Clearly people don't, as this player assumed contradiction keeps coming up. So it appears to me players need to be shown that tools can violate assumed rules when interacting with another tool. Showing the standard contrasting action of when a player carries it, covers all bases and eliminates any point of confusion.
If you look around the net, there are three puzzles that trip players up the most; all three seemingly violate the player internalised rules (e.,g., moving through their own related gimmick) and none of those specific steps are repeated in any other puzzle. It's a weird oversight to me when we have two similar puzzles in a certain area which really didn't need the repetition (that is Rainbow and the preceding easier version).

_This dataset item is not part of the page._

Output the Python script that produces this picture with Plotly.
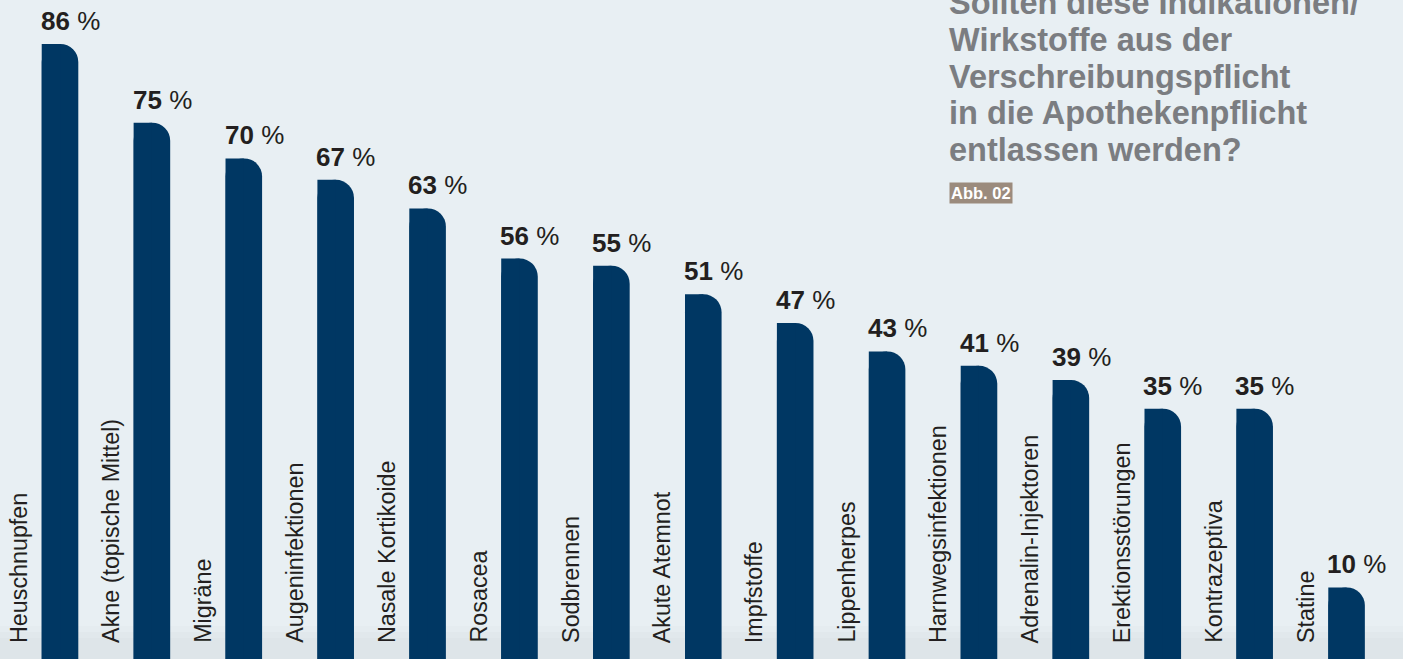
import plotly.graph_objects as go

# Survey results: share of respondents in favour of moving each indication
categories = [
    "Heuschnupfen", "Akne (topische Mittel)", "Migräne", "Augeninfektionen",
    "Nasale Kortikoide", "Rosacea", "Sodbrennen", "Akute Atemnot", "Impfstoffe",
    "Lippenherpes", "Harnwegsinfektionen", "Adrenalin-Injektoren",
    "Erektionsstörungen", "Kontrazeptiva", "Statine",
]
values = [86, 75, 70, 67, 63, 56, 55, 51, 47, 43, 41, 39, 35, 35, 10]

title_lines = [
    "Sollten diese Indikationen/",
    "Wirkstoffe aus der",
    "Verschreibungspflicht",
    "in die Apothekenpflicht",
    "entlassen werden?",
]
figure_tag = "Abb. 02"

BG = "#e8eff3"
BAR = "#003763"
TEXT = "#231f20"
TITLE = "#7b7d81"
TAG_BG = "#9b8b7d"
FONT = "Liberation Sans, Arial, sans-serif"

W, H = 1403, 659
BAR_W = 0.398          # bar width in category units
PX_PER_CAT = 91.9      # horizontal pixels per category step
idx = list(range(len(categories)))

fig = go.Figure()

# rounded bar (both top corners rounded)
fig.add_trace(go.Bar(
    x=idx, y=values, width=BAR_W, offset=-BAR_W / 2,
    marker=dict(color=BAR, line=dict(width=0), cornerradius=22),
    hoverinfo="skip", showlegend=False,
))
# square left half keeps the top-left corner sharp
fig.add_trace(go.Bar(
    x=idx, y=values, width=BAR_W * 0.5, offset=-BAR_W / 2,
    marker=dict(color=BAR, line=dict(width=0)),
    hoverinfo="skip", showlegend=False,
))

annotations = []
for i, (cat, v) in enumerate(zip(categories, values)):
    # vertical category label to the left of the bar
    annotations.append(dict(
        x=i, y=0, xref="x", yref="y", text=cat, showarrow=False,
        textangle=-90, xanchor="center", yanchor="bottom",
        xshift=-41, yshift=14,
        font=dict(family=FONT, size=23.3, color=TEXT),
    ))
    # value label above the bar
    annotations.append(dict(
        x=i, y=v, xref="x", yref="y", text=f"<b>{v}</b> %", showarrow=False,
        xanchor="left", yanchor="bottom",
        xshift=-BAR_W / 2 * PX_PER_CAT - 3, yshift=6,
        font=dict(family=FONT, size=26, color=TEXT),
    ))

# title block, top right, one annotation per line
TITLE_X = 947
TITLE_SIZE = 32.5
LINE_GAP = 36.8
first_center = 3.0
for k, line in enumerate(title_lines):
    cy = first_center + k * LINE_GAP
    annotations.append(dict(
        x=TITLE_X / W, y=1 - cy / H, xref="paper", yref="paper",
        text=f"<b>{line}</b>", showarrow=False,
        xanchor="left", yanchor="middle", align="left",
        font=dict(family=FONT, size=TITLE_SIZE, color=TITLE),
    ))

annotations.append(dict(
    x=949 / W, y=1 - 182 / H, xref="paper", yref="paper",
    text=f"<b>{figure_tag}</b>", showarrow=False,
    xanchor="left", yanchor="top",
    bgcolor=TAG_BG, borderpad=1,
    font=dict(family=FONT, size=16.5, color="white"),
))

# faint darker band along the bottom edge of the background
shapes = []
band_steps = [(626, 0.25), (632, 0.5), (638, 0.8)]
for y_top, op in band_steps:
    shapes.append(dict(
        type="rect", xref="paper", yref="paper", layer="below",
        x0=0, x1=1, y0=0, y1=1 - y_top / H,
        fillcolor="#dde4e8", opacity=op, line=dict(width=0),
    ))

fig.update_layout(
    width=W, height=H,
    margin=dict(l=0, r=0, t=0, b=0),
    paper_bgcolor=BG, plot_bgcolor="rgba(0,0,0,0)",
    barmode="overlay",
    xaxis=dict(range=[-0.653, 14.614], visible=False, fixedrange=True),
    yaxis=dict(range=[0, 92.15], visible=False, fixedrange=True),
    annotations=annotations,
    shapes=shapes,
    showlegend=False,
)

fig.write_html("out.html")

Thank you @play_tux. However, when it comes to the "just a game" argument, please don't. This is not one of the game that plays fast and loose with its own internal logic, like many games do. This game strive for consistency, in fact it relies on it. That is why discussions like this is important.
However, based on this argument
I concede there are some precedence to this. But I still can't say I like it.
Also. I had no expectation this thread would beyond maybe five posts at most. And with this, it's now at nine. Wow.
I didn't mean that the game could or did break its own logic, instead I meant that the game gets to define its own logic.
Defining you own logic doesn't mean you're inconsistent. It means that you define rules, and then deal with their consequences.
In some cases, the rules come from a domain anchored in reality. In the case of a game, not really: the game designers get to define rules such as "a tool can do this but not that, except under condition X" etc.
I am not faulting Talos game designers for being inconsistent with their own rules, but I think it's fair to call out a rule that you dislike. It can be applied consistently, and yet result in un-fun moments for some of us. It could be a consequence of the rule itself, or of how it is used in a particular puzzle.
As was mentioned elsewhere, the notion that a tool can stay active while being moved in some circumstances was required elsewhere (at least one puzzle in N1 requires crossing a barrier while holding a jammer on a platform that keeps the barrier jammed; I think TTP1 had one such puzzle too). It's one of those behaviours that is (AFAIK) not showcased in an easier puzzle, you have to find out about it through trial and errors, which can take a while and be frustrating. In my case, the "eureka" moment didn't eclipse the frustration here, and even less in "Other side". Some people disagree, and that's fine.
So you see, I think logic is very important in a game like this, it brings consistency, and thus you can recognize patterns that help you solve parts of the puzzles. But a particular logic is based on made-up rules, rules designed to make a particular game, and those rules can be certainly challenged IMHO.
The understandable confusion is the "cannot be taken through" alert, which obviously lures many players away from this tricky driller solution.
If you Take the connector and stand on the cube to be lifted, nothing works, if you place the connector on the cube and lift (transport) it, it keeps the connections active.